Categories: News from Louisville

Sunday 09 September 2007

The Mayor's Labor Day Bicycle Ride

I first met the Mayor of Louisville, Jerry Abramson, at last year's Labor Day bicycle ride downtown. I had stopped at the halfway point, and saw him standing around, looking rather out of sorts, I guess because there wasn't anybody around speaking to him. He's been Mayor for over twenty years, and I recognized him because his face is on the billboards that you see when you get off the plane at the Louisville airport (this doesn't seem to be a problem here; I don't understand why it was one for Mr Brown in Houston). In any event, I introduced myself and shook his hand, and thanked him for organizing such a bicycle ride.

This Labor Day ride attracted over four thousand bicycle riders, but I have to use that term loosely. Clearly, many of these people had no idea how to ride a bicycle on public roads, and as consequence, the ride was more of a stress test for me than a recreational ride.

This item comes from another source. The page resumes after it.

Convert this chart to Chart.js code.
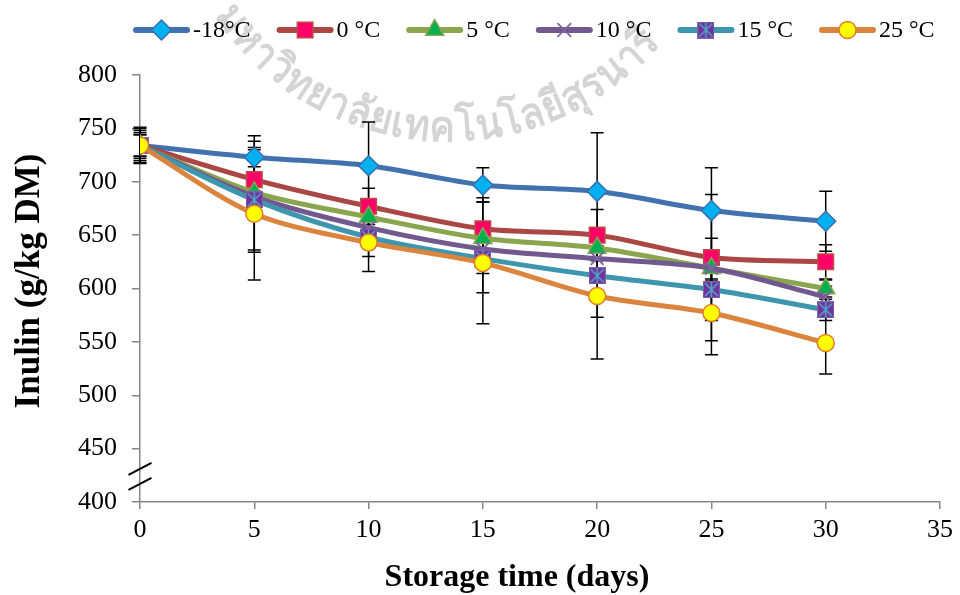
<!DOCTYPE html>
<html>
<head>
<meta charset="utf-8">
<script src="https://cdn.jsdelivr.net/npm/chart.js@4"></script>
<style>
  html, body { margin: 0; padding: 0; background: #fff; }
</style>
</head>
<body>
<canvas id="myChart" width="960" height="595"></canvas>
<script>
const days = [0, 5, 10, 15, 20, 25, 30];
const seriesNames = ['-18°C', '0 °C', '5 °C', '10 °C', '15 °C', '25 °C'];

// inulin, g/kg DM
const inulinM18 = [734, 723, 715, 697, 691, 673, 663];
const inulin0   = [734, 702, 677, 656, 650, 629, 625];
const inulin5   = [734, 690, 667, 647, 638, 619, 600];
const inulin10  = [734, 686, 657, 637, 628, 619, 592];
const inulin15  = [734, 683, 648, 628, 612, 599, 580];
const inulin25  = [734, 670, 643, 624, 593, 577, 549];

// +/- error
const errM18 = [17, 20, 41, 16, 55, 40, 28];
const err0   = [12, 12, 17, 29, 24, 59, 16];
const err5   = [10, 10, 10, 10, 10, 10, 8];
const err10  = [14, 52, 27, 23, 12, 12, 10];
const err15  = [10, 47, 8, 32, 39, 48, 10];
const err25  = [16, 62, 27, 57, 59, 39, 29];

const yMin = 400, yMax = 800, yStep = 50;
const xMin = 0, xMax = 35, xStep = 5;

const xTitle = 'Storage time (days)';
const yTitle = 'Inulin (g/kg DM)';

const serif = '"Liberation Serif", "Times New Roman", serif';
const watermark = 'มหาวิทยาลัยเทคโนโลยีสุรนารี';

// 15 °C marker: purple square with a teal star
function starSquare() {
  const c = document.createElement('canvas');
  c.width = 17; c.height = 17;
  const g = c.getContext('2d');
  g.fillStyle = '#7030A0';
  g.fillRect(0, 0, 17, 17);
  g.strokeStyle = '#8064A2';
  g.lineWidth = 1;
  g.strokeRect(0.5, 0.5, 16, 16);
  g.strokeStyle = '#4BACC6';
  g.lineWidth = 1.5;
  g.beginPath();
  g.moveTo(2, 2); g.lineTo(15, 15);
  g.moveTo(15, 2); g.lineTo(2, 15);
  g.moveTo(8.5, 1); g.lineTo(8.5, 16);
  g.stroke();
  return c;
}
const starImg = starSquare();

const styles = [
  { line: '#4171AE', fill: '#00B0F0', edge: '#3B6EAC', shape: 'rectRot', r: 10 },
  { line: '#AA4643', fill: '#FF0066', edge: '#BE4B48', shape: 'rect', r: 11 },
  { line: '#89A54E', fill: '#00B050', edge: '#89A54E', shape: 'triangle', r: 10.5 },
  { line: '#71588F', fill: '#71588F', edge: '#8064A2', shape: 'crossRot', r: 9 },
  { line: '#3D96AE', fill: '#7030A0', edge: '#7030A0', shape: starImg, r: 9 },
  { line: '#DB843D', fill: '#FFFF00', edge: '#E07B2E', shape: 'circle', r: 8.5 }
];

const values = [inulinM18, inulin0, inulin5, inulin10, inulin15, inulin25];
const errors = [errM18, err0, err5, err10, err15, err25];

const datasets = values.map((v, i) => ({
  label: seriesNames[i],
  data: days.map((d, k) => ({ x: d, y: v[k] })),
  borderColor: styles[i].line,
  borderWidth: 5,
  tension: 0.3,
  fill: false,
  pointStyle: styles[i].shape,
  pointRadius: styles[i].r,
  pointBackgroundColor: styles[i].fill,
  pointBorderColor: styles[i].edge,
  pointBorderWidth: styles[i].shape === 'crossRot' ? 1.8 : 1.5,
  order: 5 - i
}));

function drawMarker(g, i, x, y) {
  const s = styles[i];
  g.save();
  g.fillStyle = s.fill;
  g.strokeStyle = s.edge;
  g.lineWidth = 1.5;
  if (s.shape === 'rectRot') {
    g.beginPath();
    g.moveTo(x - s.r, y); g.lineTo(x, y - s.r); g.lineTo(x + s.r, y); g.lineTo(x, y + s.r);
    g.closePath(); g.fill(); g.stroke();
  } else if (s.shape === 'rect') {
    const h = s.r * Math.SQRT1_2;
    g.fillRect(x - h, y - h, 2 * h, 2 * h);
    g.strokeRect(x - h, y - h, 2 * h, 2 * h);
  } else if (s.shape === 'triangle') {
    g.beginPath();
    for (let k = 0; k < 3; k++) {
      const a = k * 2 * Math.PI / 3;
      g.lineTo(x + Math.sin(a) * s.r, y - Math.cos(a) * s.r);
    }
    g.closePath(); g.fill(); g.stroke();
  } else if (s.shape === 'crossRot') {
    const h = s.r * Math.SQRT1_2;
    g.lineWidth = 1.8;
    g.beginPath();
    g.moveTo(x - h, y - h); g.lineTo(x + h, y + h);
    g.moveTo(x + h, y - h); g.lineTo(x - h, y + h);
    g.stroke();
  } else if (s.shape === 'circle') {
    g.beginPath(); g.arc(x, y, s.r, 0, Math.PI * 2); g.fill(); g.stroke();
  } else {
    g.drawImage(s.shape, x - s.shape.width / 2, y - s.shape.height / 2);
  }
  g.restore();
}

const extras = {
  id: 'extras',
  beforeDraw(chart) {
    // faint university watermark along an arc (narrow glyphs)
    const g = chart.ctx;
    const cx = 448, cy = -139, R = 268;
    const aFirst = Math.atan2(32 - cy, 255 - cx);   // centre of the 2nd glyph
    const aLast = Math.atan2(65 - cy, 606 - cx);    // centre of the 20th glyph
    const parts = (typeof Intl !== 'undefined' && Intl.Segmenter)
      ? Array.from(new Intl.Segmenter('th', { granularity: 'grapheme' }).segment(watermark), p => p.segment)
      : Array.from(watermark);
    g.save();
    g.font = 'bold 43px "Noto Sans", "DejaVu Sans", sans-serif';
    let widths = parts.map(p => g.measureText(p).width);
    let span = widths[1] / 2 + widths[19] / 2;
    for (let k = 2; k < 19; k++) span += widths[k];
    const squeeze = ((aFirst - aLast) * R) / span;
    widths = widths.map(w => w * squeeze);
    g.fillStyle = 'rgba(0,0,0,0.17)';
    g.textAlign = 'center';
    g.textBaseline = 'middle';
    let th = aFirst + (widths[0] / 2 + widths[1] / 2) / R;
    parts.forEach((p, k) => {
      if (k > 0) th -= (widths[k - 1] / 2 + widths[k] / 2) / R;
      g.save();
      g.translate(cx + R * Math.cos(th), cy + R * Math.sin(th));
      g.rotate(th - Math.PI / 2);
      g.scale(squeeze, 1);
      g.fillText(p, 0, 0);
      g.restore();
    });
    g.restore();
  },
  beforeDatasetsDraw(chart) {
    // error bars
    const g = chart.ctx;
    const xs = chart.scales.x, ys = chart.scales.y;
    g.save();
    g.strokeStyle = '#000';
    g.lineWidth = 1.5;
    values.forEach((v, i) => {
      days.forEach((d, k) => {
        const px = xs.getPixelForValue(d);
        const top = ys.getPixelForValue(v[k] + errors[i][k]);
        const bot = ys.getPixelForValue(v[k] - errors[i][k]);
        g.beginPath();
        g.moveTo(px, top); g.lineTo(px, bot);
        g.moveTo(px - 6.5, top); g.lineTo(px + 6.5, top);
        g.moveTo(px - 6.5, bot); g.lineTo(px + 6.5, bot);
        g.stroke();
      });
    });
    g.restore();
  },
  afterDraw(chart) {
    const g = chart.ctx;
    const xs = chart.scales.x, ys = chart.scales.y;
    // axis break marks
    const ax = xs.getPixelForValue(xMin);
    g.save();
    g.strokeStyle = '#000';
    g.lineWidth = 2;
    [431, 417].forEach(v => {
      const py = ys.getPixelForValue(v);
      g.beginPath();
      g.moveTo(ax - 11.5, py + 6);
      g.lineTo(ax + 11.5, py - 6);
      g.stroke();
    });
    g.restore();

    // axis titles
    g.save();
    g.fillStyle = '#000';
    g.textAlign = 'center';
    g.textBaseline = 'middle';
    g.font = 'bold 32px ' + serif;
    g.fillText(xTitle, 517, 578);
    g.translate(30, 281);
    g.rotate(-Math.PI / 2);
    g.font = 'bold 35px ' + serif;
    g.fillText(yTitle, 0, 0);
    g.restore();

    // legend: line with marker, then label
    g.save();
    g.font = '24px ' + serif;
    g.textBaseline = 'middle';
    g.textAlign = 'left';
    g.fillStyle = '#000';
    let x = 133;
    const y = 30;
    seriesNames.forEach((name, i) => {
      g.strokeStyle = styles[i].line;
      g.lineWidth = 6;
      g.lineCap = 'round';
      g.beginPath();
      g.moveTo(x + 3, y); g.lineTo(x + 54, y);
      g.stroke();
      drawMarker(g, i, x + 28.5, y);
      g.fillText(name, x + 60, y + 1);
      x += 60 + g.measureText(name).width + 26;
    });
    g.restore();
  }
};

const ctx = document.getElementById('myChart');
new Chart(ctx, {
  type: 'line',
  data: { datasets: datasets },
  plugins: [extras],
  options: {
    responsive: false,
    animation: false,
    layout: { padding: { left: 0, right: 20, top: 75, bottom: 0 } },
    plugins: {
      legend: { display: false },
      tooltip: { enabled: false }
    },
    scales: {
      x: {
        type: 'linear',
        min: xMin,
        max: xMax,
        ticks: { stepSize: xStep, color: '#000', font: { family: serif, size: 26 }, padding: 6 },
        grid: { drawOnChartArea: false, drawTicks: true, tickLength: 7, color: '#868686', lineWidth: 1.5 },
        border: { color: '#868686', width: 1.5 },
        afterFit(scale) { scale.height = 93; }
      },
      y: {
        min: yMin,
        max: yMax,
        ticks: { stepSize: yStep, color: '#000', font: { family: serif, size: 26 }, padding: 15 },
        grid: { drawOnChartArea: false, drawTicks: true, tickLength: 8, color: '#868686', lineWidth: 1.5 },
        border: { color: '#868686', width: 1.5 },
        afterFit(scale) { scale.width = 140; }
      }
    }
  }
});
</script>
</body>
</html>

Categories: News from Louisville

Saturday 01 September 2007

WorldFest

Worldfest is Louisville's annual celebration of international cultures in Louisville, and there are more than you might think. The Mayor's office says eighty different languages are spoken in the schools. There are about a hundred different booths setup, and the organizations run from L'Alliance Francaise de Louisville and the Ancient Order of Hibernians to the United Nations Association and the Save Darfur people. The ethnic organizations show off their costumes, music, and food, although we went primarily for the food (you can get reliably authentic Mexican food there).

Although most every white person you meet in Louisville grew up in Louisville, it seems, half of the recent newcomers to Louisville came from outside the United States, so the city is really starting to get an international flavor in spots around town and certainly at events like this.